Insomma, utilizzando la totalizzazione invece della ricongiunzione, i lavoratori/Lettori ci perdono ricevendo una pensione più bassa (la stessa, a parità di anni di lavoro, del giovane di oggi). Scusate: ma quando a me più giovane, già al lavoro da 15 anni, viene allungata l’età pensionabile di cinque anni, non risulta ugualmente “ridotta” la pensione visto che la prenderà per meno anni? Capisco le situazioni personali e condivido gli stati d’animo che ne stanno dietro. Ma si deve convenire che è questa una delle alternative per finanziarie le riforme (per trovare soldi): dietro, infatti, ci sta il problema della sostenibilità del sistema previdenza. Un problema che risparmia nessuno: i vecchi e i giovani; i pensionati e i lavoratori. È con questa sostenibilità, e con i freddi numeri rappresentativi, che bisogna fare i conti per valutare l’equità o meno di certe prerogative, perché è soltanto in questo modo che si tengono conto delle aspettative (diritti?) di tutti i soggetti coinvolti: dei pensionati e dei lavoratori che quelle pensioni finanziano con il lavoro (i giovani).

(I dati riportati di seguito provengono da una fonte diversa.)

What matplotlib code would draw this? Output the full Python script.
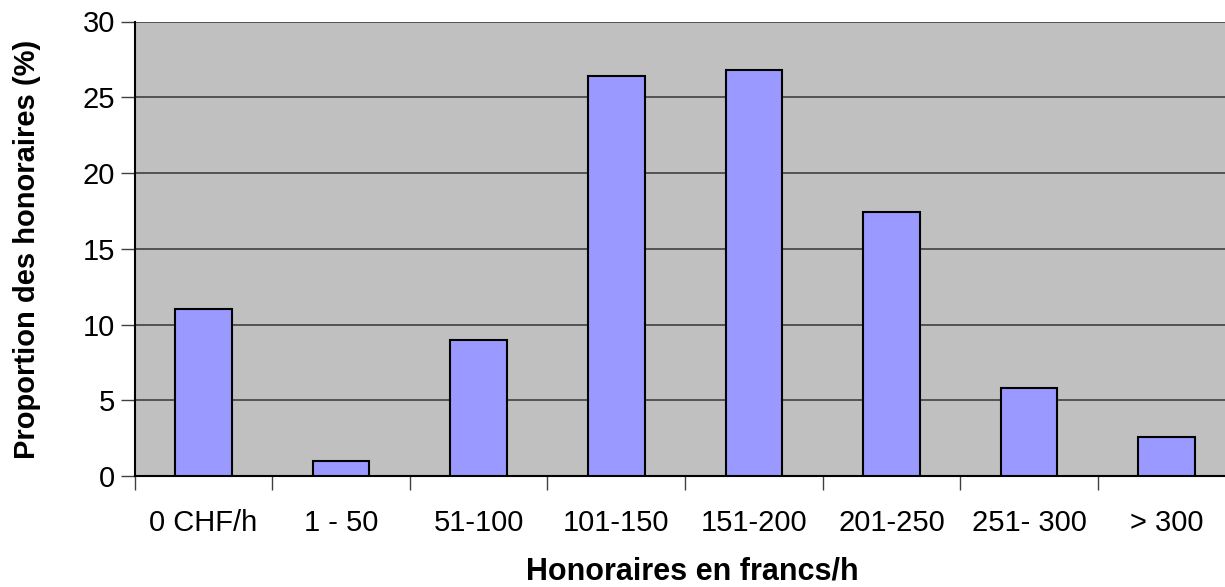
import matplotlib
matplotlib.use("Agg")
import matplotlib.pyplot as plt
import numpy as np

categories = ["0 CHF/h", "1 - 50", "51-100", "101-150", "151-200", "201-250", "251- 300", "> 300"]
values = [11.0, 1.0, 9.0, 26.4, 26.8, 17.45, 5.8, 2.6]

plt.rcParams["font.family"] = ["Liberation Sans", "DejaVu Sans"]

fig = plt.figure(figsize=(12.25, 5.87), dpi=100)
W, H = 1225, 587
left, right, top, bottom = 134.7, 1235.5, 21.5, 476
ax = fig.add_axes([left / W, 1 - bottom / H, (right - left) / W, (bottom - top) / H])
ax.set_facecolor("#C0C0C0")

x = np.arange(len(categories))
ax.bar(x, values, width=0.41, color="#9999FF", edgecolor="black", linewidth=1.5, zorder=3)

ax.set_xlim(-0.5, len(categories) - 0.5)
ax.set_ylim(0, 30)
ax.set_yticks(np.arange(0, 31, 5))
ax.yaxis.grid(True, color="#404040", linewidth=1.2, zorder=1)
ax.set_axisbelow(True)

ax.set_xticks(np.arange(-0.5, len(categories), 1.0))
ax.set_xticklabels([])
ax.set_xticks(x, minor=True)
ax.set_xticklabels(categories, minor=True, fontsize=21)
ax.tick_params(axis="x", which="major", length=10, width=1, color="#404040", direction="out")
ax.tick_params(axis="x", which="minor", length=0, pad=24)
ax.tick_params(axis="y", length=10, width=1, color="#404040", labelsize=21, pad=4)

for s in ["top", "right"]:
    ax.spines[s].set_visible(False)
ax.spines["left"].set_color("black")
ax.spines["bottom"].set_color("black")
ax.spines["left"].set_linewidth(1.5)
ax.spines["bottom"].set_linewidth(1.5)

fig.text(692 / W, 1 - 572 / H, "Honoraires en francs/h",
         ha="center", va="center", fontsize=22, fontweight="bold")
fig.text(27 / W, 1 - 249 / H, "Proportion des honoraires (%)", rotation=90,
         ha="center", va="center", fontsize=21, fontweight="bold")

fig.savefig("out.png", dpi=100)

La scelta alternativa all’onerosità della ricongiunzione è quella di scaricare sul futuro, su chi ci sarà dopo, i costi insostenibili di scelte del passato: ma perché quando si tratta di fare sacrifici devono farsene carico essere sempre e solo le giovani generazioni? Il merito della legge n. 122/2010 è stato proprio l’aver fatto ricadere anche sulle vecchie generazioni – certo una parte soltanto di esse (e perché non si colpisce l’altra parte più fortunata?) – il costo di una riforma. Perciò, se si dovesse trovare una soluzione che ristabilisca il diritto alla ricongiunzione gratuita senza troppo penalizzare le giovani generazioni, sarò il primo a rallegrarmene. Intanto teniamo a mente che carpent tua poma nepotes.